Bill Davis, a longtime team owner who won in all three NASCAR national series including triumphs in the Daytona 500 and Southern 500, has died. He was 74.
Bill Davis Racing fielded cars for multiple NASCAR Hall of Famers, including Mark Martin, Bobby Labonte and Jeff Gordon. All five of his Cup Series victories came with Ward Burton driving the team’s flagship No. 22 entry, including the Southern 500 at Darlington in 2001 and the “Great American Race” the next season.
Davis’ teams also won 11 races in what’s now called the Xfinity Series and 24 times in the Craftsman Truck Series, a tenure that included the 2008 championship with driver Johnny Benson Jr.
NASCAR Statement on the Passing of Bill Davis:
A championship-winning leader and owner, Bill Davis made a lasting mark on our sport through his passion and unwavering belief in the people around him. His teams celebrated some of NASCAR‘s most prestigious victories, including the…
— NASCAR Communications (@NASCAR_Comms) September 7, 2025
William A. Davis III was born January 18, 1951 in Fayetteville, Arkansas. He followed his father’s path into the trucking industry, starting his career as a Peterbilt salesman before forming his own company in 1975 in Batesville. Along the way, Davis competed in motocross events at a local and eventually national level.
Through his trucking connections, Davis crossed paths with Julian Martin and his son Mark, then an aspiring racer with shared Arkansas roots. Davis supported the young Martin’s exploits in the American Speed Association (ASA) through the early 1980s and fielded cars for him in Xfinity competition once Martin partnered with Jack Roush in the Cup Series in 1988. Davis’ jump to NASCAR would last another 30 years, bringing him and his wife, Gail, to North Carolina in 1990.
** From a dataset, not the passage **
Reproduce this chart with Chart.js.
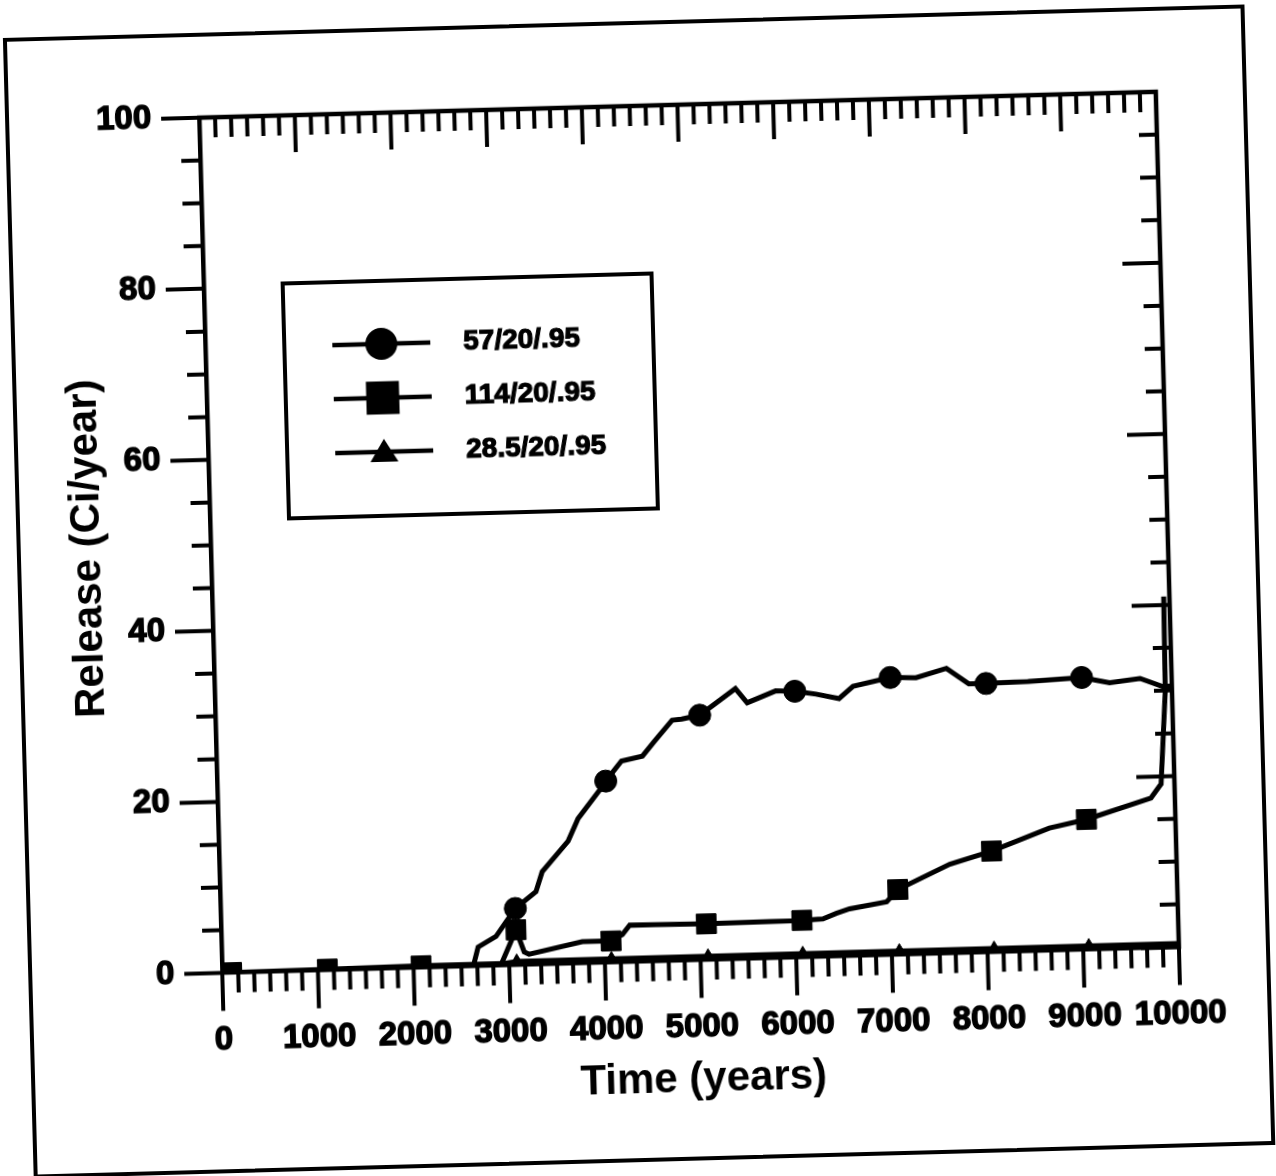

Davis later gave Gordon — then a little-known but highly regarded sprint-car driver — his first shot at a NASCAR career in the Xfinity Series. Gordon won that circuit’s Rookie of the Year award driving the Bill Davis Racing No. 1 Ford in 1991, then pairing with Davis for their first NASCAR wins the next season.
Davis had planned to go to the Cup Series level with Gordon in 1993, with the team close to reaching a deal for sponsorship from Target. After a promising meeting the preceding May with Target executives, Gordon told Davis that he had signed a contract with Rick Hendrick and Chevrolet on the elevator ride out of the company’s Minneapolis headquarters.
That set Gordon — then a 20-year-old prodigy — on a career-long journey with Hendrick Motorsports, where he scored 93 wins, four Cup championships and is now vice chairman. Davis instead signed Labonte, giving another future Hall of Famer his start in the rookie class of ’93. Davis later downplayed the bitterness he carried over Gordon’s departure, saying the exposure from their successes together helped him to establish his stock-car ownership roots.
Davis first paired with Burton in 1995, forming a long-running union that produced the first Cup Series win for both that fall at Rockingham Speedway. Burton stayed with Davis as the team eventually expanded to two cars and switched manufacturers from Pontiac to Dodge, and two crown-jewel wins followed — including the team’s most prestigious at Daytona.
“This just adds so much credibility,” Davis told the Associated Press in 2002. “It doesn’t get any bigger than winning the Daytona 500. Hopefully, it earns us the respect we think we’ve lacked down through the years.”
Davis sold his NASCAR operations after the 2008 season, eventually moving back to Batesville to focus on his trucking company and expand into the cattle industry. He was inducted to the Arkansas Sports Hall of Fame in 2016.